Continuano i lavori nella vigna sperimentale nata dal progetto Archeologia del vino in Italia: un esperimento siciliano condotto dall’Ibam-Cnr in collaborazione con la cattedra di ‘Metodologie, cultura materiale e produzioni artigianali nel mondo classico’ dell’università di Catania
‘Finita questa operazione (la potatura, ndr), segue, come ho già detto, il lavoro di dare sostegni e gioghi alla vigna. Per renderla più stabile sono preferibili dei pali grossi, piuttosto che dei paletti […]’. Seguendo le parole del De Re Rustica (IV,26), opera dell’agronomo latino Columella vissuto nel I secolo d.C., gli archeologi dell’Istituto per i beni archeologici e monumentali del Consiglio nazionale delle ricerche (Ibam-Cnr) continuano i lavori nella vigna ‘romana’ sperimentale nata nel 2013 nell’ambito del progetto Archeologia del vino in Italia: un esperimento siciliano. Il progetto è nato con la collaborazione della cattedra di ‘Metodologie, cultura materiale e produzioni artigianali nel mondo classico’ dell’università di Catania ed oggi continua anche con il supporto della Scuola di specializzazione in beni archeologici dell’università di Catania.

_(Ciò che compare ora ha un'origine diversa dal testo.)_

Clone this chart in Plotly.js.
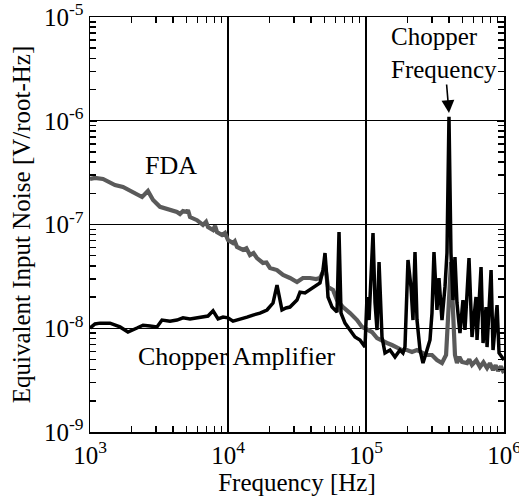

‘L’esperimento sta cercando di riprodurre nella Sicilia odierna un piccolo vigneto romano – spiega il direttore dell’Ibam-Cnr, Daniele Malfitana. Per far questo si seguono, da un lato, le ‘istruzioni’ contenute nei testi antichi e, dall’altro, si praticano utili confronti etnografici tra strumenti e tecniche descritti e utilizzati dai romani e le metodologie e tecniche in uso fino a qualche anno fa nelle vigne italiane’.
‘Proprio in questi giorni, grazie alle indicazioni contenute nel testo di Columella, è stato possibile eseguire, dopo le operazioni di potatura, anche la palizzatura della vigna la quale, ormai, è giunta ad una certa maturità ed è prossima ad una congrua produzione di uve. La nostra fonte è chiara nell’indicare i pali spaccati di castagno come tipo ideale di sostegno alle viti e suggerisce anche quali processi seguire e quali strumenti utilizzare per preparare i pali e legare le viti’, prosegue Mario Indelicato, esecutore del progetto. ‘Fondamentale in questa fase è stato anche il confronto con i dati di scavo di alcune vigne rinvenute negli anni ’70 a Pompei dove, tra l’altro, l’Ibam-Cnr sta conducendo una campagna di ricerca e documentazione nella Necropoli di Porta Nocera nell’ambito del Pompeii Sustainable Preservation Project’, continua Malfitana.
‘Di pari passo all’esecuzione dei lavori in vigna continua lo studio delle fonti scritte e di quelle archeologiche per la messa a punto di un protocollo di produzione sperimentale di un vino romano secondo quanto indicano le ricette degli autori latini’, afferma Malfitana che è anche titolare della cattedra di Metodologie, cultura materiale e produzioni artigianali presso l’università di Catania e coordinatore del programma. ‘La prima vendemmia romana è ormai prossima ed occorre studiare e progettare anche un sistema di stoccaggio e conservazione della bevanda ottenuta dalle uve prodotte dalle viti fornite dall’Uos 2 di Marsala dell’Assessorato all’agricoltura della regione siciliana’ conclude Indelicato.
Tra qualche tempo, quindi, potremmo gustare un vino dal sapore antico grazie al quale potremo aggiungere alla nostra conoscenza del mondo romano un altro importante tassello frutto di un profondo lavoro di studio e riproduzione di tecniche, procedimenti e conoscenze del passato.